The signs of her political migration had been showing up well before the formal exit. In December 2020, she introduced a bill that would effectively bar transgender women and girls from competing in women's sports, according to Time. She went on to suggest that Florida's "Don't Say Gay" legislation did not go far enough in restricting speech about sexual orientation and gender identity in schools, as GLAAD reported. By 2022, she was speaking at the Conservative Political Action Conference (CPAC) alongside openly anti-LGBTQ+ politicians (via Politico).
Her shift to the GOP was cemented in 2024 with her Trump endorsement
Tulsi Gabbard made her biggest break with her old political identity yet, and it came with a new, slightly awkward alliance. In August 2024, she endorsed Donald Trump for president while speaking at a National Guard Association conference in Detroit. "This administration has us facing multiple wars on multiple fronts in regions around the world and closer to the brink of nuclear war than we ever have been before," she said (via The Guardian). She promised to do everything she could to put Trump back in the White House, framing him as the only candidate serious about pulling the country back from the edge of conflict.

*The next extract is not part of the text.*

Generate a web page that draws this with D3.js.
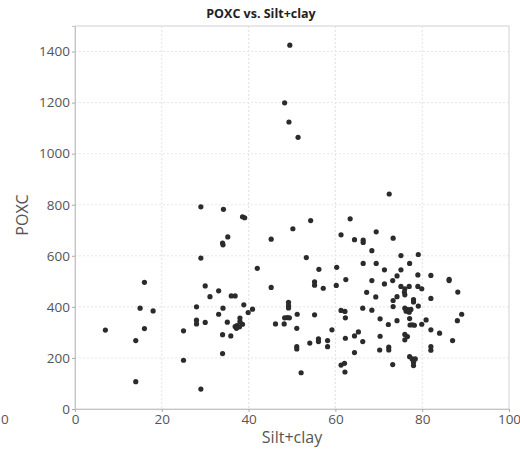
<!DOCTYPE html>
<html>
<head>
<meta charset="utf-8">
<script src="https://cdn.jsdelivr.net/npm/d3@7"></script>
<style>
  body { margin: 0; background: #fff; }
  text { font-family: "Open Sans", "DejaVu Sans", sans-serif; }
</style>
</head>
<body>
<div id="chart-area"></div>
<script>
// silt+clay (%) and POXC
var siltClay = [
  7.0, 14.0, 14.0, 15.0, 16.0, 16.0, 18.0, 25.0, 25.0,
  28.0, 28.0, 28.0, 29.0, 29.0, 29.0, 30.0, 30.0, 31.1, 33.1, 33.1, 34.1, 34.0, 34.1, 34.2, 35.2,
  34.0, 34.0, 35.1, 35.9, 36.0, 36.9, 38.6, 39.1, 38.0, 38.0, 36.9, 37.3, 37.9, 38.6, 37.2, 38.9, 39.9, 40.9, 42.0,
  45.2, 45.2, 46.2, 48.2, 48.3, 48.9, 49.4, 49.2, 49.2, 49.2, 49.5, 48.3, 49.3, 51.4, 50.2, 51.2, 51.1, 51.1, 51.1,
  52.1, 53.3, 54.3, 54.1, 55.2, 55.2, 55.2, 56.2, 56.1, 56.1, 57.2, 58.2, 58.2, 59.2,
  60.3, 60.2, 61.3, 61.3, 62.2, 62.3, 62.3, 61.3, 62.1, 62.2, 62.4, 63.4, 64.4, 64.4, 64.4, 65.3, 66.4, 66.4, 66.4,
  66.3, 66.3, 67.2, 68.4, 68.4, 68.4, 69.4, 69.4, 69.3,
  70.3, 70.3, 70.2, 71.3, 71.3, 72.2, 72.3, 72.3, 72.4, 73.3, 73.2, 73.3, 73.3, 73.2, 74.2, 74.2, 74.2, 75.1, 75.1,
  75.1, 76.0, 75.9, 76.0, 76.0, 76.7, 77.4, 76.3, 77.0, 77.1, 77.0, 77.1, 77.2, 77.7, 78.2, 76.0, 76.6, 76.0, 77.1,
  77.7, 78.4, 78.0, 78.0, 78.0, 78.0, 79.1, 79.0, 79.1, 79.0, 79.9, 79.9,
  80.9, 82.0, 82.0, 82.0, 82.0, 82.0, 84.0, 86.2, 86.2, 87.0, 88.2, 88.1, 89.1
];
var poxc = [
  309, 268, 107, 395, 496, 315, 384, 306, 191,
  400, 348, 333, 792, 591, 78, 482, 339, 440, 463, 371, 395, 650, 643, 782, 674,
  291, 217, 340, 286, 443, 443, 753, 749, 356, 342, 323, 327, 322, 332, 316, 408, 378, 391, 551,
  665, 476, 333, 333, 357, 358, 357, 418, 405, 396, 1425, 1199, 1124, 1064, 706, 371, 316, 244, 235,
  142, 593, 738, 258, 498, 485, 369, 547, 275, 264, 473, 268, 244, 310,
  555, 484, 682, 386, 382, 357, 277, 172, 179, 145, 507, 745, 663, 286, 221, 302, 661, 652, 570,
  395, 264, 457, 620, 503, 387, 694, 570, 439,
  353, 285, 231, 545, 490, 331, 242, 231, 842, 669, 503, 425, 401, 174, 521, 440, 346, 601, 545,
  480, 471, 458, 447, 395, 389, 390, 383, 379, 570, 480, 354, 329, 330, 328, 292, 284, 271, 205,
  196, 196, 183, 170, 428, 419, 605, 525, 403, 480, 471, 332,
  349, 523, 433, 310, 244, 230, 297, 508, 503, 268, 458, 346, 371
];
var xTicks = [0, 20, 40, 60, 80, 100];
var yTicks = [0, 200, 400, 600, 800, 1000, 1200, 1400];

var points = siltClay.map(function(d, i) { return { x: d, y: poxc[i] }; });

var svg = d3.select("#chart-area").append("svg")
  .attr("width", 520)
  .attr("height", 452);

var x = d3.scaleLinear().domain([0, 100]).range([75, 509]);
var y = d3.scaleLinear().domain([0, 1500]).range([409, 26]);

// grid
svg.append("g").selectAll("line").data(xTicks.slice(1, -1)).enter().append("line")
  .attr("x1", function(d) { return x(d); }).attr("x2", function(d) { return x(d); })
  .attr("y1", y(1500)).attr("y2", y(0))
  .attr("stroke", "#e0e0e0").attr("stroke-dasharray", "2,2");
svg.append("g").selectAll("line").data(yTicks.slice(1)).enter().append("line")
  .attr("x1", x(0)).attr("x2", x(100))
  .attr("y1", function(d) { return y(d); }).attr("y2", function(d) { return y(d); })
  .attr("stroke", "#e6e6e6").attr("stroke-dasharray", "2,2");

// frame
svg.append("rect")
  .attr("x", x(0)).attr("y", y(1500))
  .attr("width", x(100) - x(0)).attr("height", y(0) - y(1500))
  .attr("fill", "none").attr("stroke", "#d2d2d2");

// axes
var xAxis = svg.append("g").attr("transform", "translate(0," + y(0) + ")")
  .call(d3.axisBottom(x).tickValues(xTicks).tickSize(3).tickPadding(2));
var yAxis = svg.append("g").attr("transform", "translate(" + x(0) + ",0)")
  .call(d3.axisLeft(y).tickValues(yTicks).tickFormat(d3.format("d")).tickSize(3).tickPadding(2));
[xAxis, yAxis].forEach(function(a) {
  a.select(".domain").attr("stroke", "#c4c4c4");
  a.selectAll(".tick line").attr("stroke", "#aaa");
  a.selectAll(".tick text").attr("fill", "#555").style("font-size", "13.5px")
    .style("font-family", "'Open Sans', 'DejaVu Sans', sans-serif");
});

// dots
svg.append("g").selectAll("circle").data(points).enter().append("circle")
  .attr("cx", function(d) { return x(d.x); })
  .attr("cy", function(d) { return y(d.y); })
  .attr("r", 2.6)
  .attr("fill", "#2b2b2b");

// labels
svg.append("text").attr("x", 261).attr("y", 18).attr("text-anchor", "middle")
  .style("font-size", "12.5px").style("font-weight", "bold").attr("fill", "#222")
  .text("POXC vs. Silt+clay");
svg.append("text").attr("x", 292).attr("y", 443).attr("text-anchor", "middle")
  .style("font-size", "16px").attr("fill", "#555")
  .text("Silt+clay");
svg.append("text").attr("transform", "translate(28,215) rotate(-90)").attr("text-anchor", "middle")
  .style("font-size", "16px").attr("fill", "#555")
  .text("POXC");
// tick label of the neighbouring panel, at the left edge
svg.append("text").attr("x", 1).attr("y", 424).attr("text-anchor", "start")
  .style("font-size", "13.5px").attr("fill", "#555")
  .text("0");
</script>
</body>
</html>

According to CBS, Trump's campaign announced the next day that Gabbard had been brought onto his presidential transition team, the group responsible for laying the groundwork for a potential second term. A spokesperson named her among the "powerful voices on the team." On October 22, 2024, at a Trump rally in North Carolina, Gabbard officially registered as a Republican.
"To those of you here or those watching at home, who are independent-minded people, like myself, who love our country and are committed to the Constitution, and to Freedom, the Democrat Party has no home for people like us," Gabbard said (via LiveNow from Fox). She declared the Republican Party to be a party that welcomes people like us with open arms, under the leadership of President Trump.
In 2024, Trump appointed Tulsi Gabbard director of national intelligence
On November 13, 2024, Donald Trump picked Tulsi Gabbard to lead the U.S. intelligence community as director of national intelligence. Three months later, the Senate confirmed her by a close 52–48 vote, according to CBS — hardly an easy start.
While Gabbard has scaled back her media presence since stepping into the DNI role, she occasionally makes public statements that hint at her worldview. In an interview with ABC News before testifying in March, she repeated a familiar refrain: "War must always be the last resort, only after all measures of diplomacy have been completely exhausted."
Despite holding the top intelligence job in the country, Gabbard and Trump have not always seen eye to eye on foreign policy. In 2025, Gabbard told Congress that Iran was not a nuclear threat and did not possess nuclear weapons, directly contradicting the narrative the White House had been pushing. Trump, however, did not take it well. "I don't care what she said," he told reporters, according to The Associated Press.